MI-0250

Stripline Detectors for Fermilab Main Injector

Jim Crisp[1], Konstantin Gubrienko[2],

and Vladimir Seleznev[2]

December 7, 1998


Stripline Detectors for Fermilab Main Injector

Jim Crisp[3], Konstantin Gubrienko[4], and Vladimir Seleznev2

Introduction

The Institute for High Energy Physics designed and built four stripline beam detectors for use at Fermilab. The detectors will be installed for general purpose use, two in the Main Injector and two in the Recycler. A round geometry with two stripline plates was chosen to allow installation as either horizontal or vertical position detectors. Electrical feedthroughs at both ends of the 1.4 meter long striplines allow measurement of both proton and antiproton signals. The 1 gigahertz bandwidth and 9.3 nsec doublet separation allow measurement of high frequency structure within the beam bunches.

Design features

The striplines are mounted in a 150 mm ID stainless tube. Torlon 4203 (made by Amoco Chemicals Corp.) was selected to make the insulators which hold the striplines in position. Torlon has a tensile strength of 22000 psi, is resistant to radiation damage, is easily machineable, can be baked to 260C, and has good vacuum properties.

The 60 degree wide plates intercept and carry about 1/6 of the beam image current. The peak amplitude on the 50Ω plates will be about 10 volts for 6e10 protons in a 3 nsec sigma gaussian bunch. A plate length of 1.4 meters (l/4 wavelength at the rf frequency of 53 MHz) is used to maximize the doublet separation. In the time domain, this allows observation of the bunch shape and changes in position along it's length. In the frequency domain, zero's in transmission occur when the plate is a multiple of 1/2 wavelengths long. This occurs at even harmonics of the rf frequency.

Figure 1. Cross section of stripline detector.

Type N vacuum feedthroughs are used at each end to access the signals. To allow easy replacement, the feedthroughs are welded into vacuum flanges and the center pin makes electrical contact by depressing stainless tabs on the stripline.
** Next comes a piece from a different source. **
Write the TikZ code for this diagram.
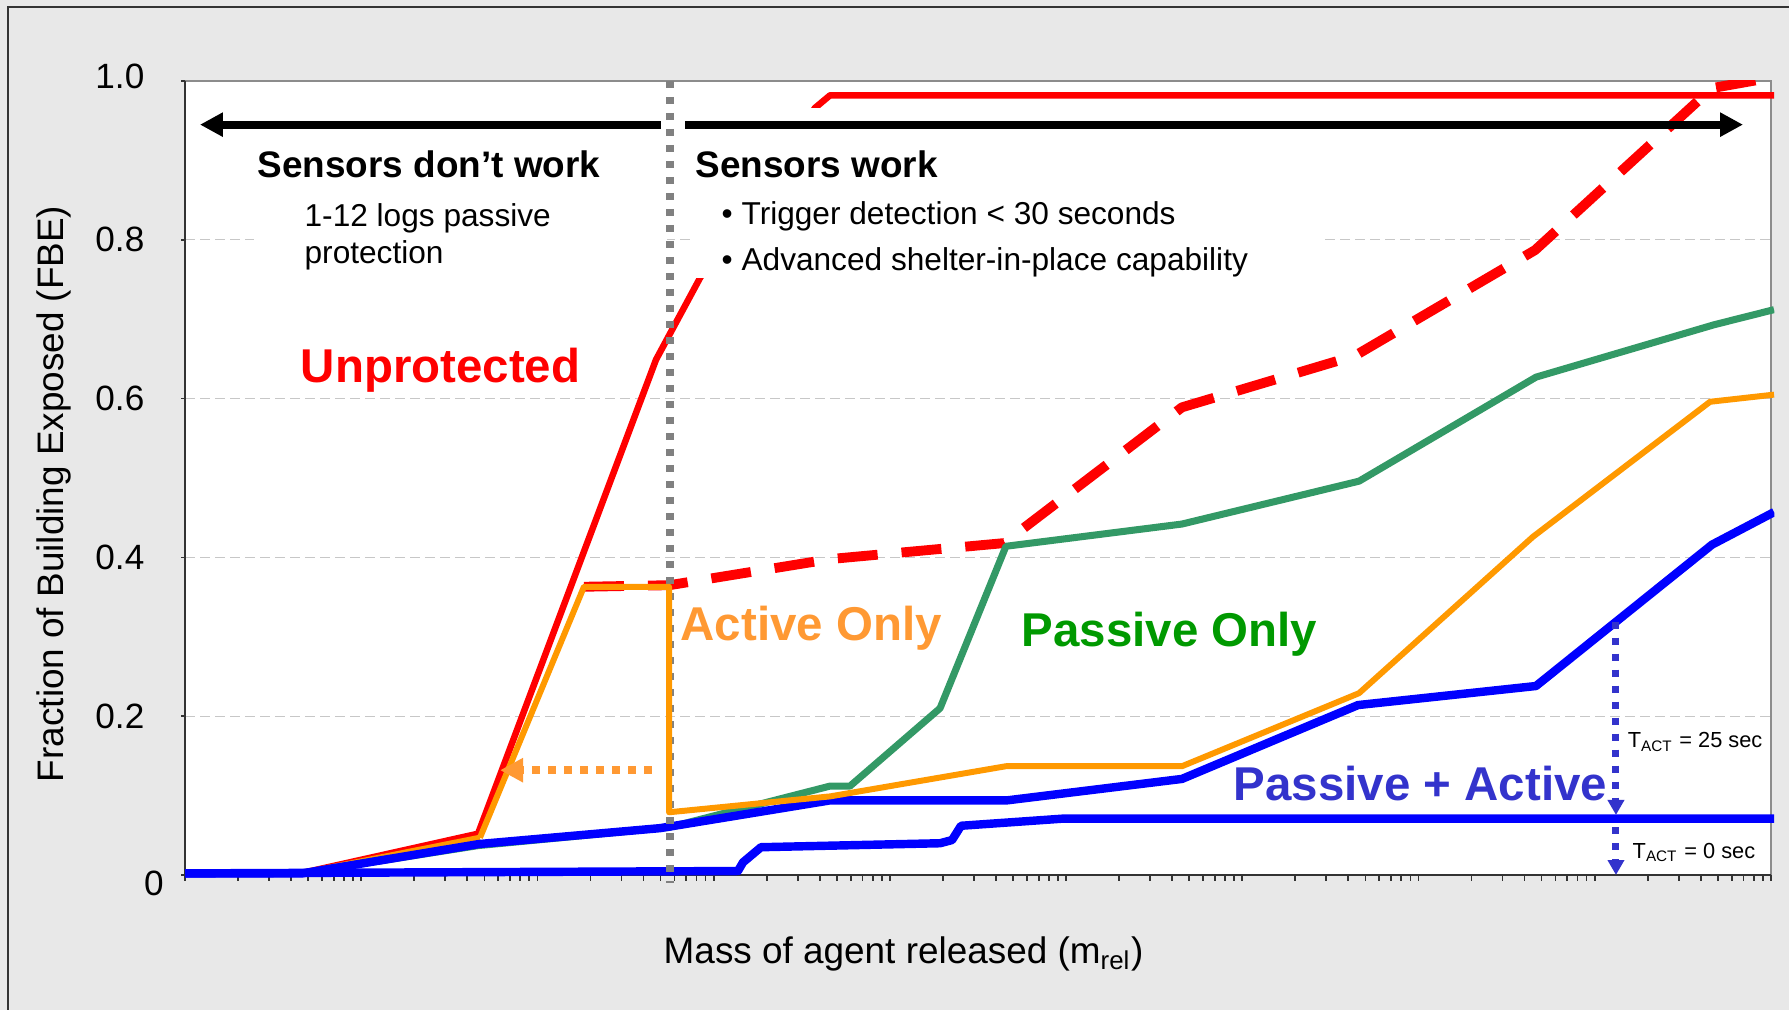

The detectors are placed in regions having 6 inch round vacuum tube. Both the Main Injector and Recycler use elliptical shaped vacuum tube through most of their circumference. A smooth transition between the two shapes is used to minimize beam impedance. The microwave cut off frequency has been measured to be 1.2 GHz in the striplines and 1.5 GHz in the elliptical pipe.

Ideal Stripline response

Beam traveling along a vacuum tube induces image charge of equal but opposite sign on the conducting walls. About 1/6th of this charge will be induced onto the plate at the upstream end and removed at the downstream end. The frequency response can be estimated by summing the voltage produced from these two opposing current sources taking into account their time difference. The voltage at both ends as a function of frequency is estimated below for a 60 wide plate, length (l), impedance (Zo), and beam velocity (c).

Ideal stripline frequency response

All charge induced on the upstream end will be removed at the downstream end as the beam exits the detector. No signal is produced at the downstream end of an ideal stripline provided the charge on the plate travels at the same velocity as the beam and exactly matches the image charge removed as the beam passes the downstream end. This also requires a constant plate impedance and perfect match to the signal cables.

The two striplines within a detector couple to each other making their impedance depend on the balance of charge, or beam position. For the geometry used, the plate impedance is reduced by 3Ω when driven differentially. This calculation was verified using time domain reflectometry. Thus, directionality depends on beam position.

Wire Measurements

The cutoff frequency for the TE11 mode inside the stripline is about 1.2 GHz making the response irregular and unusable above this frequency. Below cut off, there is excellent agreement with an ideal stripline. The measurements shown below were made by driving a wire placed along the center of the detector. Resistive dividers were used to minimize reflections on the wire by matching the impedance to 50Ω at each end. Transmission through the wire was flat to 1 db.

Figure 2. Measured, calculated, and ideal stripline response at the upstream end. The calculation used 53Ω lines terminated with 50Ω in parallel with 4pf.

Figure 3. Measured and calculated stripline response at the downstream end. The calculation was done with and without 4pf at the ends.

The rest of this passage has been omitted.